Even with modifications, mortgage mess frustrates borrowers

? In the nearly four months since Treasury Secretary Henry Paulson challenged mortgage lenders to modify distressed home loans voluntarily to ease record numbers of foreclosures, it remains difficult to gauge the program’s success.

McClatchy followed several homeowners as they worked with – and sometimes battled – lenders and loan collectors during the mortgage modification process, called Hope Now.

These homeowners got their loan problems fixed, either temporarily or permanently, but the process was arduous and varied. Some got stays from foreclosure, while others merely saw the threat pushed into the future. For many, the total values of their loans didn’t drop and remained larger than the current values of their homes.

“You have to fight for your house. If you are in my situation, you have to be persistent and do everything you can imagine,” said Chris Jennings, a homeowner in Shasta Lake, Calif.

An antiques dealer without a fixed income, Jennings had refinanced his home two years ago with an adjustable-rate loan that was about to tick up on Feb. 15, adding $440 to his monthly payment. He’d assumed, like many other Americans, that he’d be able to refinance again when the time came for rates to change. His house was appraised at $225,000 in 2005, but nearby foreclosed properties now sell for $191,000 or less.

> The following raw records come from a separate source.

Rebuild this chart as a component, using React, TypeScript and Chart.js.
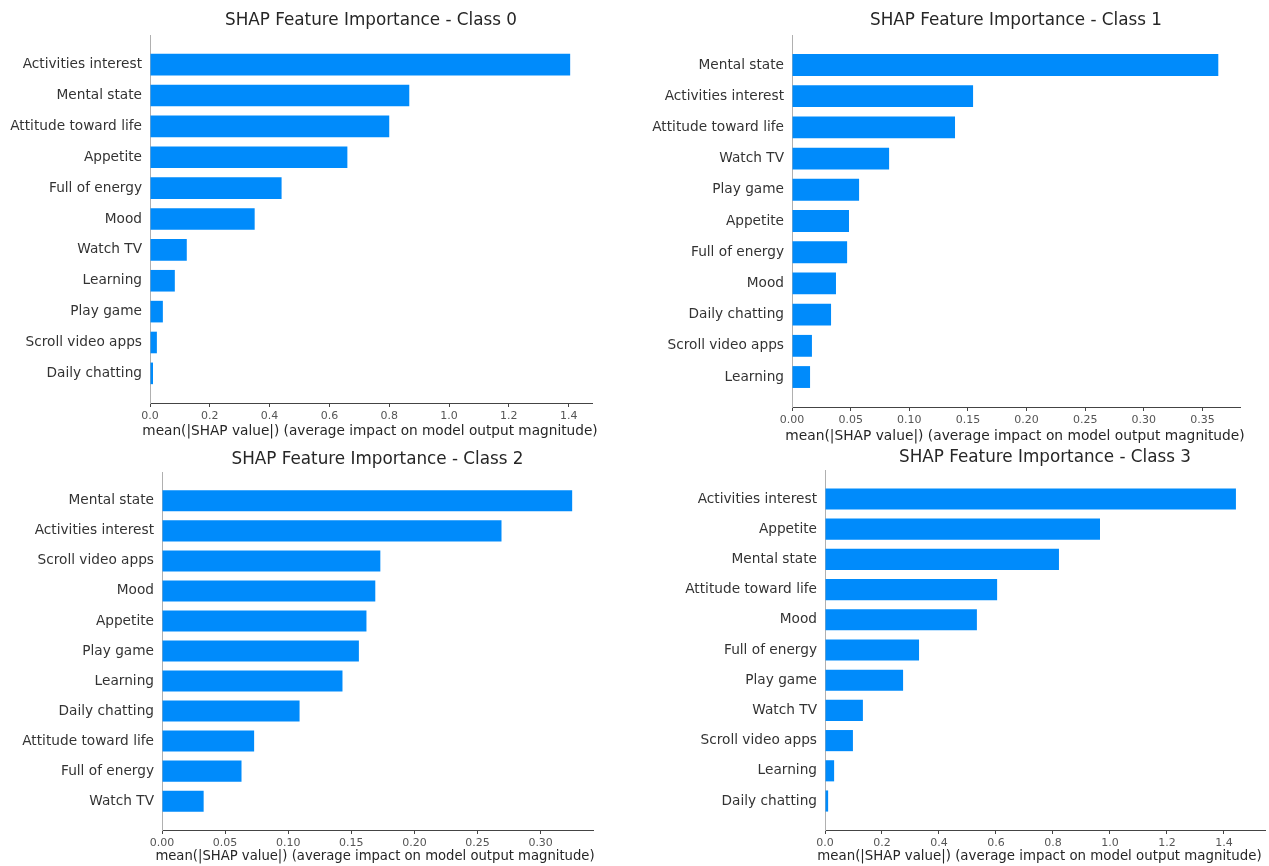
import React, { useEffect, useRef } from "react";
import { Chart, registerables } from "chart.js";

Chart.register(...registerables);

const FONT = "'DejaVu Sans', 'Liberation Sans', sans-serif";
const BAR_COLOR = "#008bfb";
const X_TITLE = "mean(|SHAP value|) (average impact on model output magnitude)";

// Class 0
const class0Features = [
  "Activities interest", "Mental state", "Attitude toward life", "Appetite",
  "Full of energy", "Mood", "Watch TV", "Learning", "Play game",
  "Scroll video apps", "Daily chatting",
];
const class0Values = [1.405, 0.867, 0.8, 0.66, 0.44, 0.35, 0.123, 0.083, 0.043, 0.023, 0.01];
const class0Ticks = [0, 0.2, 0.4, 0.6, 0.8, 1.0, 1.2, 1.4];

// Class 1
const class1Features = [
  "Mental state", "Activities interest", "Attitude toward life", "Watch TV",
  "Play game", "Appetite", "Full of energy", "Mood", "Daily chatting",
  "Scroll video apps", "Learning",
];
const class1Values = [0.3635, 0.1544, 0.139, 0.0828, 0.0572, 0.0486, 0.047, 0.0375, 0.0333, 0.017, 0.0154];
const class1Ticks = [0, 0.05, 0.1, 0.15, 0.2, 0.25, 0.3, 0.35];

// Class 2
const class2Features = [
  "Mental state", "Activities interest", "Scroll video apps", "Mood",
  "Appetite", "Play game", "Learning", "Daily chatting",
  "Attitude toward life", "Full of energy", "Watch TV",
];
const class2Values = [0.325, 0.269, 0.173, 0.169, 0.162, 0.156, 0.143, 0.109, 0.073, 0.063, 0.033];
const class2Ticks = [0, 0.05, 0.1, 0.15, 0.2, 0.25, 0.3];

// Class 3
const class3Features = [
  "Activities interest", "Appetite", "Mental state", "Attitude toward life",
  "Mood", "Full of energy", "Play game", "Watch TV", "Scroll video apps",
  "Learning", "Daily chatting",
];
const class3Values = [1.442, 0.965, 0.821, 0.604, 0.533, 0.33, 0.274, 0.133, 0.098, 0.032, 0.011];
const class3Ticks = [0, 0.2, 0.4, 0.6, 0.8, 1.0, 1.2, 1.4];

const panelTitles = [
  "SHAP Feature Importance - Class 0",
  "SHAP Feature Importance - Class 1",
  "SHAP Feature Importance - Class 2",
  "SHAP Feature Importance - Class 3",
];

type PanelSpec = {
  title: string;
  features: string[];
  values: number[];
  ticks: number[];
  decimals: number;
  xMax: number;
  // canvas box on the page
  cx: number; cy: number; cw: number; ch: number;
  // axes box on the page
  left: number; right: number; top: number; bottom: number;
  titleY: number;
  xTitleX: number;
  xTitleY: number;
  xTitleSize: number;
};

const panels: PanelSpec[] = [
  {
    title: panelTitles[0], features: class0Features, values: class0Values, ticks: class0Ticks,
    decimals: 1, xMax: 1.478,
    cx: 0, cy: 0, cw: 640, ch: 445,
    left: 150, right: 592, top: 35, bottom: 403, titleY: 21,
    xTitleX: 370, xTitleY: 431, xTitleSize: 13.68,
  },
  {
    title: panelTitles[1], features: class1Features, values: class1Values, ticks: class1Ticks,
    decimals: 2, xMax: 0.382,
    cx: 640, cy: 0, cw: 629, ch: 448,
    left: 792, right: 1240, top: 35, bottom: 407, titleY: 21,
    xTitleX: 1015, xTitleY: 436, xTitleSize: 13.8,
  },
  {
    title: panelTitles[2], features: class2Features, values: class2Values, ticks: class2Ticks,
    decimals: 2, xMax: 0.3415,
    cx: 0, cy: 445, cw: 640, ch: 421,
    left: 162, right: 593, top: 472, bottom: 830, titleY: 460,
    xTitleX: 375, xTitleY: 857, xTitleSize: 13.2,
  },
  {
    title: panelTitles[3], features: class3Features, values: class3Values, ticks: class3Ticks,
    decimals: 1, xMax: 1.544,
    cx: 640, cy: 448, cw: 629, ch: 418,
    left: 825, right: 1265, top: 470, bottom: 830, titleY: 458,
    xTitleX: 1039.5, xTitleY: 857, xTitleSize: 13.35,
  },
];

function Panel({ spec }: { spec: PanelSpec }) {
  const ref = useRef<HTMLCanvasElement | null>(null);

  useEffect(() => {
    const canvas = ref.current;
    if (!canvas) return;
    const s = spec;
    const yAxisWidth = s.left - s.cx;
    const xAxisHeight = s.cy + s.ch - s.bottom;

    // Panel title above the axes and the x-axis label below the ticks
    const textPlugin = {
      id: "panelText",
      afterDraw(chart: Chart) {
        const { ctx, chartArea } = chart;
        ctx.save();
        ctx.textAlign = "center";
        ctx.textBaseline = "middle";
        ctx.fillStyle = "#262626";
        ctx.font = `16.8px ${FONT}`;
        ctx.fillText(s.title, (chartArea.left + chartArea.right) / 2, s.titleY - s.cy);
        ctx.font = `${s.xTitleSize}px ${FONT}`;
        ctx.fillText(X_TITLE, s.xTitleX - s.cx, s.xTitleY - s.cy);
        ctx.restore();
      },
    };

    const chart = new Chart(canvas, {
      type: "bar",
      data: {
        datasets: [
          {
            data: s.values.map((v, i) => ({ x: v, y: i })),
            backgroundColor: BAR_COLOR,
            borderWidth: 0,
            barPercentage: 0.7,
            categoryPercentage: 1,
          },
        ],
      },
      options: {
        responsive: false,
        animation: false,
        indexAxis: "y",
        layout: {
          padding: { top: s.top - s.cy, right: s.cx + s.cw - s.right, left: 0, bottom: 0 },
        },
        plugins: {
          legend: { display: false },
          tooltip: { enabled: false },
          title: { display: false },
        },
        scales: {
          x: {
            type: "linear",
            min: 0,
            max: s.xMax,
            bounds: "data",
            offset: false,
            afterBuildTicks: (scale: any) => {
              scale.ticks = s.ticks.map((v) => ({ value: v }));
            },
            afterFit: (scale: any) => {
              scale.height = xAxisHeight;
            },
            ticks: {
              autoSkip: false,
              maxRotation: 0,
              padding: 3,
              color: "#555555",
              font: { family: FONT, size: 11 },
              callback: (v: any) => Number(v).toFixed(s.decimals),
            },
            grid: {
              display: true,
              drawOnChartArea: false,
              drawTicks: true,
              tickLength: 4,
              color: "#444444",
            },
            border: { display: true, color: "#444444", width: 1 },
            title: { display: false },
          },
          y: {
            type: "linear",
            reverse: true,
            offset: false,
            min: -0.96,
            max: s.features.length - 1 + 0.96,
            bounds: "data",
            afterBuildTicks: (scale: any) => {
              scale.ticks = s.features.map((_, i) => ({ value: i }));
            },
            afterFit: (scale: any) => {
              scale.width = yAxisWidth;
            },
            ticks: {
              autoSkip: false,
              padding: 8,
              color: "#333333",
              font: { family: FONT, size: 13.7 },
              callback: (v: any) => s.features[Math.round(Number(v))] ?? "",
            },
            grid: { display: false, drawTicks: false, offset: false },
            border: { display: true, color: "#b0b0b0", width: 1 },
          },
        },
      },
      plugins: [textPlugin],
    } as any);

    return () => chart.destroy();
  }, [spec]);

  return (
    <canvas
      ref={ref}
      width={spec.cw}
      height={spec.ch}
      style={{ position: "absolute", left: spec.cx, top: spec.cy, width: spec.cw, height: spec.ch }}
    />
  );
}

export default function App() {
  return (
    <div
      style={{
        position: "absolute",
        left: 0,
        top: 0,
        width: 1269,
        height: 866,
        background: "#ffffff",
        overflow: "hidden",
      }}
    >
      {panels.map((p) => (
        <Panel key={p.title} spec={p} />
      ))}
    </div>
  );
}
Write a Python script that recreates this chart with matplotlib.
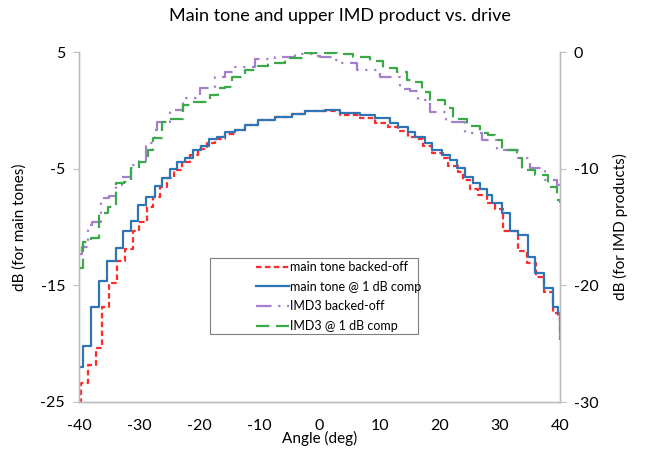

Jennings reached out in December to Litton Loan Servicing, a Houston company that collects his mortgage payments for holders of mortgage bonds. Banks rarely keep home loans on their books, instead selling them into a secondary market where they’re pooled and sold as mortgage bonds. Loan servicers collect mortgage payments, which then serve as the return on investment in mortgage bonds.

Litton told Jennings he didn’t qualify for a modification, even though he mentioned the Hope Now effort that had been launched Dec. 6, just days before his call.

Not for ‘my benefit’

Less than two weeks later, he tried again and was told that he’d be considered. He then waited for weeks as his Feb. 15 deadline moved closer. Already struggling to make his regular mortgage payments, he pulled cash from his credit cards and borrowed from friends to stay current on his loan.

Litton alternately told him that a modification looked probable, then improbable. The turning point came, Jennings said, when he threatened to hand over the keys to his home. Soon afterward, Litton gave him a 30-year, fixed-rate mortgage at 7.1 percent. The new loan knocked $200 off his monthly payment.

“It certainly wasn’t for my benefit. They researched it well enough to know that if they’d foreclosed it, it would sit for a year or two with no income coming in,” Jennings said.

He agreed to allow McClatchy to follow his negotiations, and Litton was told that a reporter was covering his case.

Donna Marie Jendritza, Litton’s public relations manager, said that the industry initially struggled “to turn a big ship” because of the massive increase in requests for help from borrowers.

To cope, Litton increased its staffing for loss mitigation, the industry term for loan modification, by 150 percent last year, she said. The company services more than 340,000 home loans and now is modifying about 3,000 loans a month, she added, most of them involving permanent changes to the loans.

Interest-only loans

McClatchy also closely followed another borrower, in this case without revealing to the lender that a reporter was watching.

Julie Mickley and her husband bought their home 12 years ago in Tracy, Calif., and refinanced two years ago at the urging of a mortgage broker, who they wrongly assumed had a duty to serve them and not the lender.

Interest-only loans have low initial rates, and during that period the payments go toward interest, not principal. In Mickley’s case, a higher rate kicked in after 24 months, along with a first payment of principal. Together that added $1,200 to her payments.

Mickley, 48, said the broker never fully explained that the loan’s rate would adjust, and she acknowledged that she didn’t read the complicated contract closely enough. New federal proposals expected to pass later this year would force clearer disclosure of payment increases at the time that a loan is agreed to.

Interest-only loans usually are for borrowers who don’t plan on living in areas long and can count on home prices to keep appreciating.

Unfortunately for Mickley, she was planning to stay and home prices plunged. She was upside down on her loan, owing about $120,000 more than her house was worth.

To make matters worse, the required uptick in her monthly payments was substantial. When she paid only the interest on the loan, her monthly payment was $2,800. After the first adjustment, when the rate rose from 6.5 percent to 8.5 percent and principal was included, her payment jumped to $4,011. In March, the loan terms were to change again and her monthly payment would have been $4,354.

“It’s a double whammy. Not only can you not refinance and get yourself straight … but you’re stuck with an adjustable-rate mortgage,” said Mickley, a manager for a telecommunications firm.